▸ **Required work**
Reproduce all of the material exactly as shown.

▸ **Dataset content**
***

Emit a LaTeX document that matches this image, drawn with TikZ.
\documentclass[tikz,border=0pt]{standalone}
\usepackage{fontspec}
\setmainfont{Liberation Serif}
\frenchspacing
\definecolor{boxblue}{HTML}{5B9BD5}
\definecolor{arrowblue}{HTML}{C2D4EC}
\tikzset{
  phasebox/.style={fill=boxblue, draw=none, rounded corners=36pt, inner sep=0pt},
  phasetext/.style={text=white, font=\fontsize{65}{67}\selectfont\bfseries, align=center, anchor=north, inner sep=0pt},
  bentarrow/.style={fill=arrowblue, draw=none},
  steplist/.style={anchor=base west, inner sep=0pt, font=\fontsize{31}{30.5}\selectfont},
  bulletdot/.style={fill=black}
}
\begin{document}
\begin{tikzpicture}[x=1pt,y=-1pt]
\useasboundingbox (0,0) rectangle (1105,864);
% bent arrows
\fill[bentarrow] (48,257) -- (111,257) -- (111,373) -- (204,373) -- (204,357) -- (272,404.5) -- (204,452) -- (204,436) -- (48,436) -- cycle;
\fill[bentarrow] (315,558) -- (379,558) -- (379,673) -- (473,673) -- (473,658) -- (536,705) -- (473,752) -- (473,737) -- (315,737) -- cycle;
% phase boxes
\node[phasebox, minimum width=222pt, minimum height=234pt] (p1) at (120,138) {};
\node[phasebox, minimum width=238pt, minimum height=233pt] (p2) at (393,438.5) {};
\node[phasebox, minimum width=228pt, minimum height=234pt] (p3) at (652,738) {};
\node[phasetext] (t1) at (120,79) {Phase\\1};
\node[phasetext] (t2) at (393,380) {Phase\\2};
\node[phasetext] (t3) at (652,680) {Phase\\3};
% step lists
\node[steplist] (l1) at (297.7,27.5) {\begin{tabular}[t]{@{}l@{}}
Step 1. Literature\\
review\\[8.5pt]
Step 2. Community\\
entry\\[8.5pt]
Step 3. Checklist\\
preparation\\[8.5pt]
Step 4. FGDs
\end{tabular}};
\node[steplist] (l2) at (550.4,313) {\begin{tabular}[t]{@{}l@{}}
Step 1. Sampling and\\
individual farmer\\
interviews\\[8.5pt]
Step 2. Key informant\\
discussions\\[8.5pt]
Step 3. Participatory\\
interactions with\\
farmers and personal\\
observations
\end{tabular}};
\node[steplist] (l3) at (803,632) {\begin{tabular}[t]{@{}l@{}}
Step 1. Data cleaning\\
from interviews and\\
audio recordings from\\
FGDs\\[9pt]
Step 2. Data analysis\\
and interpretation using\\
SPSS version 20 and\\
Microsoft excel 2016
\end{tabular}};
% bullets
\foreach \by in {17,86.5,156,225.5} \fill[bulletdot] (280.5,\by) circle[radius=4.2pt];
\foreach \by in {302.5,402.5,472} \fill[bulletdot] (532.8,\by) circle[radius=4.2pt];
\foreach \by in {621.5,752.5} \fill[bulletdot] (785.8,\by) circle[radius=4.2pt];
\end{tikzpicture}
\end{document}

***

▸ **Exercise result**
Emit a LaTeX document that matches this image, drawn with TikZ.
\documentclass[tikz,border=0pt]{standalone}
\usepackage{fontspec}
\setmainfont{Liberation Serif}
\frenchspacing
\definecolor{boxblue}{HTML}{5B9BD5}
\definecolor{arrowblue}{HTML}{C2D4EC}
\tikzset{
  phasebox/.style={fill=boxblue, draw=none, rounded corners=36pt, inner sep=0pt},
  phasetext/.style={text=white, font=\fontsize{65}{67}\selectfont\bfseries, align=center, anchor=north, inner sep=0pt},
  bentarrow/.style={fill=arrowblue, draw=none},
  steplist/.style={anchor=base west, inner sep=0pt, font=\fontsize{31}{30.5}\selectfont},
  bulletdot/.style={fill=black}
}
\begin{document}
\begin{tikzpicture}[x=1pt,y=-1pt]
\useasboundingbox (0,0) rectangle (1105,864);
% bent arrows
\fill[bentarrow] (48,257) -- (111,257) -- (111,373) -- (204,373) -- (204,357) -- (272,404.5) -- (204,452) -- (204,436) -- (48,436) -- cycle;
\fill[bentarrow] (315,558) -- (379,558) -- (379,673) -- (473,673) -- (473,658) -- (536,705) -- (473,752) -- (473,737) -- (315,737) -- cycle;
% phase boxes
\node[phasebox, minimum width=222pt, minimum height=234pt] (p1) at (120,138) {};
\node[phasebox, minimum width=238pt, minimum height=233pt] (p2) at (393,438.5) {};
\node[phasebox, minimum width=228pt, minimum height=234pt] (p3) at (652,738) {};
\node[phasetext] (t1) at (120,79) {Phase\\1};
\node[phasetext] (t2) at (393,380) {Phase\\2};
\node[phasetext] (t3) at (652,680) {Phase\\3};
% step lists
\node[steplist] (l1) at (297.7,27.5) {\begin{tabular}[t]{@{}l@{}}
Step 1. Literature\\
review\\[8.5pt]
Step 2. Community\\
entry\\[8.5pt]
Step 3. Checklist\\
preparation\\[8.5pt]
Step 4. FGDs
\end{tabular}};
\node[steplist] (l2) at (550.4,313) {\begin{tabular}[t]{@{}l@{}}
Step 1. Sampling and\\
individual farmer\\
interviews\\[8.5pt]
Step 2. Key informant\\
discussions\\[8.5pt]
Step 3. Participatory\\
interactions with\\
farmers and personal\\
observations
\end{tabular}};
\node[steplist] (l3) at (803,632) {\begin{tabular}[t]{@{}l@{}}
Step 1. Data cleaning\\
from interviews and\\
audio recordings from\\
FGDs\\[9pt]
Step 2. Data analysis\\
and interpretation using\\
SPSS version 20 and\\
Microsoft excel 2016
\end{tabular}};
% bullets
\foreach \by in {17,86.5,156,225.5} \fill[bulletdot] (280.5,\by) circle[radius=4.2pt];
\foreach \by in {302.5,402.5,472} \fill[bulletdot] (532.8,\by) circle[radius=4.2pt];
\foreach \by in {621.5,752.5} \fill[bulletdot] (785.8,\by) circle[radius=4.2pt];
\end{tikzpicture}
\end{document}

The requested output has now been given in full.